## WORK TO BE COMPLETED
Without the pictures, print the lines running from the beginning of the material to the line containing "var xTicks = [0, 5, 10, 15, 20, 25, 30];", both ends included.

-=-=-

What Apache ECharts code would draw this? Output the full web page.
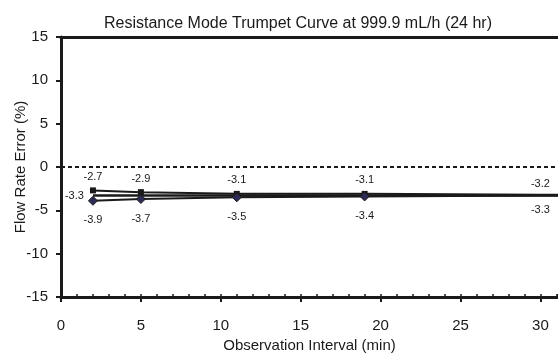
<!DOCTYPE html>
<html><head><meta charset="utf-8">
<script src="https://cdn.jsdelivr.net/npm/echarts@6/dist/echarts.min.js"></script>
<style>html,body{margin:0;padding:0;background:#fff}#c{width:558px;height:356px}</style>
</head><body><div id="c"></div>
<script>
var titleText = 'Resistance Mode Trumpet Curve at 999.9 mL/h (24 hr)';
var xName = 'Observation Interval (min)';
var yName = 'Flow Rate Error (%)';
var intervals = [2, 5, 11, 19, 30, 60];
var maxErr = [-2.7, -2.9, -3.1, -3.1, -3.2, -3.2];
var minErr = [-3.9, -3.7, -3.5, -3.4, -3.3, -3.3];
var meanX = [2, 60];
var meanErr = [-3.3, -3.3];
var yTicks = [-15, -10, -5, 0, 5, 10, 15];
var xTicks = [0, 5, 10, 15, 20, 25, 30];

var font = 'Liberation Sans, Arial, sans-serif';
function pts(xs, ys) {
  return xs.map(function (x, i) {
    var d = { value: [x, ys[i]] };
    if (x >= 30) d.symbolSize = 0;
    if (x > 31) d.label = { show: false };
    return d;
  });
}
var chart = echarts.init(document.getElementById('c'));
var xBase = { type: 'value', min: 0, max: 31.1, interval: 5 };
chart.setOption({
  animation: false,
  title: { text: titleText, left: 293, top: 11, textAlign: 'center',
    textStyle: { fontFamily: font, fontSize: 16, fontWeight: 'normal', color: '#1a1a1a' } },
  grid: { left: 61, right: 0, top: 37, bottom: 59, containLabel: false, outerBoundsMode: 'none' },
  xAxis: [
    Object.assign({}, xBase, {
      name: xName, nameLocation: 'middle', nameGap: 41, nameMoveOverlap: false,
      nameTextStyle: { fontFamily: font, fontSize: 15, color: '#1a1a1a' },
      axisLine: { onZero: false, lineStyle: { color: '#1a1a1a', width: 3 } },
      axisTick: { length: 5, lineStyle: { color: '#1a1a1a', width: 2 } },
      axisLabel: { fontFamily: font, fontSize: 15, color: '#1a1a1a', margin: 21, showMaxLabel: false,
        formatter: function (v) { return xTicks.indexOf(v) >= 0 ? String(v) : ''; } },
      splitLine: { show: false }
    }),
    Object.assign({}, xBase, {
      interval: 1, position: 'bottom',
      axisLine: { show: false, onZero: false },
      axisTick: { inside: true, length: 3, lineStyle: { color: '#1a1a1a', width: 1.5 } },
      axisLabel: { show: false }, splitLine: { show: false }
    }),
    Object.assign({}, xBase, {
      position: 'top',
      axisLine: { onZero: false, lineStyle: { color: '#1a1a1a', width: 3 } },
      axisTick: { show: false }, axisLabel: { show: false }, splitLine: { show: false }
    })
  ],
  yAxis: {
    type: 'value', min: -15, max: 15, interval: 5,
    name: yName, nameLocation: 'middle', nameGap: 33, nameRotate: 90, nameMoveOverlap: false,
    nameTextStyle: { fontFamily: font, fontSize: 15, color: '#1a1a1a' },
    axisLine: { show: true, onZero: false, lineStyle: { color: '#1a1a1a', width: 3 } },
    axisTick: { show: true, length: 5, lineStyle: { color: '#1a1a1a', width: 2 } },
    axisLabel: { fontFamily: font, fontSize: 15, color: '#1a1a1a', margin: 13,
      formatter: function (v) { return yTicks.indexOf(v) >= 0 ? String(v) : ''; } },
    splitLine: { show: false }
  },
  series: [
    {
      type: 'line', data: pts(intervals, maxErr), clip: true,
      symbol: 'rect', symbolSize: 6,
      lineStyle: { color: '#1a1a1a', width: 2 },
      itemStyle: { color: '#1a1a1a' },
      label: { show: true, position: 'top', distance: 5, fontFamily: font, fontSize: 11, color: '#1a1a1a' },
      markLine: { silent: true, symbol: 'none', label: { show: false },
        lineStyle: { color: '#1a1a1a', type: [4, 3], width: 2 },
        data: [{ yAxis: 0 }] },
      z: 3
    },
    {
      type: 'line', data: pts(meanX, meanErr), clip: true,
      symbol: 'circle', symbolSize: 0.1, showSymbol: true,
      lineStyle: { color: '#1a1a1a', width: 2.5 },
      itemStyle: { color: '#1a1a1a' },
      label: { show: true, position: 'left', distance: 9, fontFamily: font, fontSize: 11, color: '#1a1a1a',
        formatter: function (p) { return p.dataIndex === 0 ? String(p.value[1]) : ''; } },
      z: 2
    },
    {
      type: 'line', data: pts(intervals, minErr), clip: true,
      symbol: 'diamond', symbolSize: 9,
      lineStyle: { color: '#1a1a1a', width: 2 },
      itemStyle: { color: '#2b2b55', borderColor: '#1a1a1a', borderWidth: 1 },
      label: { show: true, position: 'bottom', distance: 9, fontFamily: font, fontSize: 11, color: '#1a1a1a' },
      z: 4
    }
  ]
});
</script></body></html>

-=-=-

## FINISHED EXERCISE
What Apache ECharts code would draw this? Output the full web page.
<!DOCTYPE html>
<html><head><meta charset="utf-8">
<script src="https://cdn.jsdelivr.net/npm/echarts@6/dist/echarts.min.js"></script>
<style>html,body{margin:0;padding:0;background:#fff}#c{width:558px;height:356px}</style>
</head><body><div id="c"></div>
<script>
var titleText = 'Resistance Mode Trumpet Curve at 999.9 mL/h (24 hr)';
var xName = 'Observation Interval (min)';
var yName = 'Flow Rate Error (%)';
var intervals = [2, 5, 11, 19, 30, 60];
var maxErr = [-2.7, -2.9, -3.1, -3.1, -3.2, -3.2];
var minErr = [-3.9, -3.7, -3.5, -3.4, -3.3, -3.3];
var meanX = [2, 60];
var meanErr = [-3.3, -3.3];
var yTicks = [-15, -10, -5, 0, 5, 10, 15];
var xTicks = [0, 5, 10, 15, 20, 25, 30];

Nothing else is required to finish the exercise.